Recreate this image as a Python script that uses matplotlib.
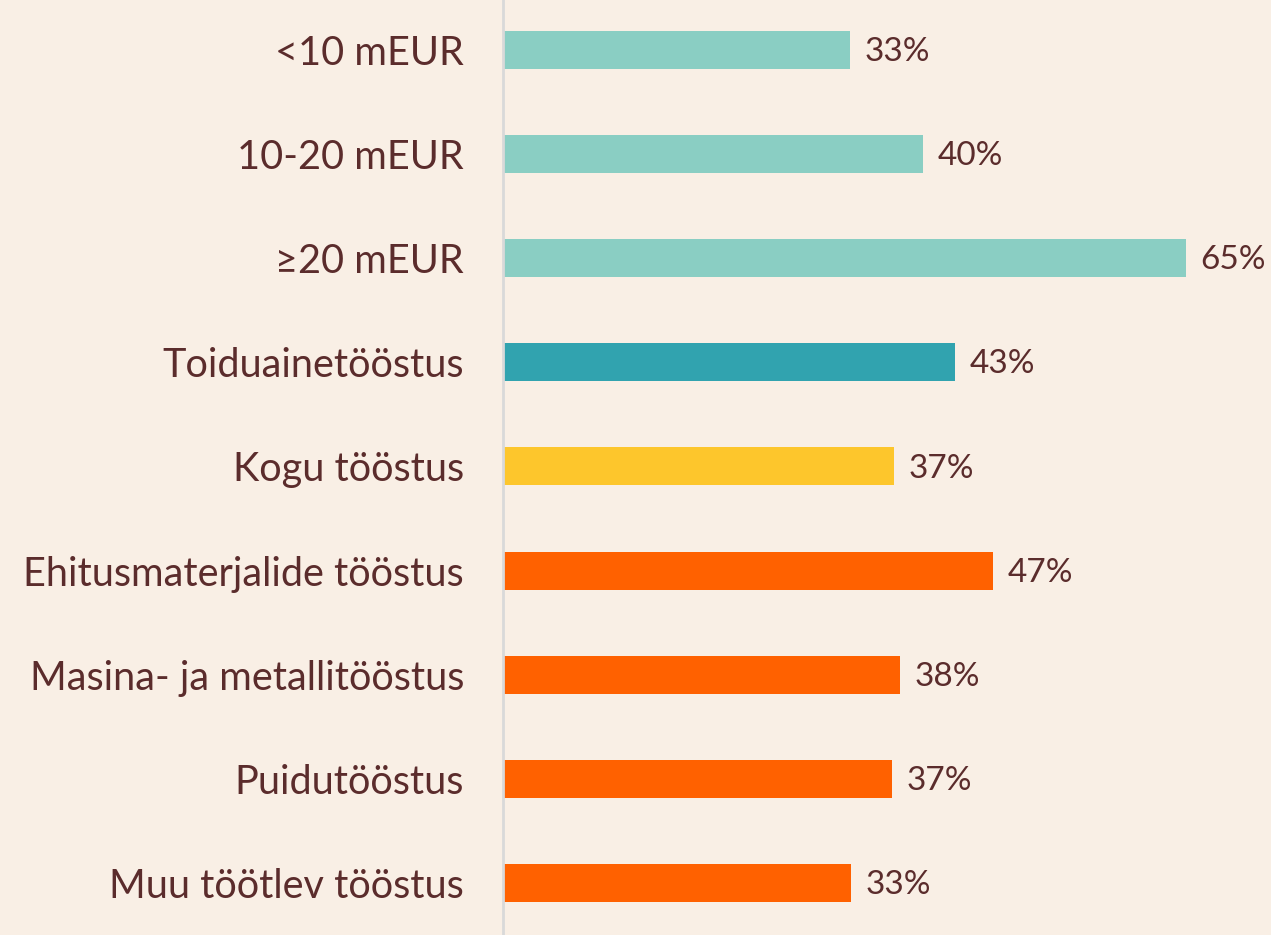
import matplotlib.pyplot as plt

categories = ['<10 mEUR', '10-20 mEUR', '≥20 mEUR', 'Toiduainetööstus', 'Kogu tööstus',
              'Ehitusmaterjalide tööstus', 'Masina- ja metallitööstus', 'Puidutööstus',
              'Muu töötlev tööstus']
values = [33.0, 40.0, 65.0, 43.0, 37.2, 46.6, 37.8, 37.0, 33.1]
labels = ['33%', '40%', '65%', '43%', '37%', '47%', '38%', '37%', '33%']
colors = ['#8ACEC3', '#8ACEC3', '#8ACEC3', '#31A3AF', '#FDC62C',
          '#FF6100', '#FF6100', '#FF6100', '#FF6100']

bg = '#F9EFE5'
txt = '#5B2C2C'
plt.rcParams['font.family'] = ['Lato', 'DejaVu Sans']

fig = plt.figure(figsize=(12.71, 9.35), dpi=100, facecolor=bg)
ax = fig.add_axes([503 / 1271, 0, 1 - 503 / 1271, 1])
ax.set_facecolor(bg)

y = list(range(len(categories)))
ax.barh(y, values, height=0.365, color=colors)
for yi, v, lab in zip(y, values, labels):
    ax.text(v + 1.4, yi + 0.02, lab, va='center', ha='left', fontsize=24, color=txt)

ax.set_xlim(0, 73.1)
ax.set_ylim(len(categories) - 0.5, -0.48)
ax.set_yticks(y)
ax.set_yticklabels(categories, fontsize=28.5, color=txt)
ax.tick_params(axis='y', length=0, pad=28)
ax.set_xticks([])
for s in ['top', 'right', 'bottom']:
    ax.spines[s].set_visible(False)
ax.spines['left'].set_color('#D9D9D9')
ax.spines['left'].set_linewidth(2)

fig.savefig('out.png', dpi=100, facecolor=bg)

▬▬▬

### [WORK REQUIRED]
Write out again every line above exactly as given; the pictures do not belong in the copy.

### [REPLY]
Recreate this image as a Python script that uses matplotlib.
import matplotlib.pyplot as plt

categories = ['<10 mEUR', '10-20 mEUR', '≥20 mEUR', 'Toiduainetööstus', 'Kogu tööstus',
              'Ehitusmaterjalide tööstus', 'Masina- ja metallitööstus', 'Puidutööstus',
              'Muu töötlev tööstus']
values = [33.0, 40.0, 65.0, 43.0, 37.2, 46.6, 37.8, 37.0, 33.1]
labels = ['33%', '40%', '65%', '43%', '37%', '47%', '38%', '37%', '33%']
colors = ['#8ACEC3', '#8ACEC3', '#8ACEC3', '#31A3AF', '#FDC62C',
          '#FF6100', '#FF6100', '#FF6100', '#FF6100']

bg = '#F9EFE5'
txt = '#5B2C2C'
plt.rcParams['font.family'] = ['Lato', 'DejaVu Sans']

fig = plt.figure(figsize=(12.71, 9.35), dpi=100, facecolor=bg)
ax = fig.add_axes([503 / 1271, 0, 1 - 503 / 1271, 1])
ax.set_facecolor(bg)

y = list(range(len(categories)))
ax.barh(y, values, height=0.365, color=colors)
for yi, v, lab in zip(y, values, labels):
    ax.text(v + 1.4, yi + 0.02, lab, va='center', ha='left', fontsize=24, color=txt)

ax.set_xlim(0, 73.1)
ax.set_ylim(len(categories) - 0.5, -0.48)
ax.set_yticks(y)
ax.set_yticklabels(categories, fontsize=28.5, color=txt)
ax.tick_params(axis='y', length=0, pad=28)
ax.set_xticks([])
for s in ['top', 'right', 'bottom']:
    ax.spines[s].set_visible(False)
ax.spines['left'].set_color('#D9D9D9')
ax.spines['left'].set_linewidth(2)

fig.savefig('out.png', dpi=100, facecolor=bg)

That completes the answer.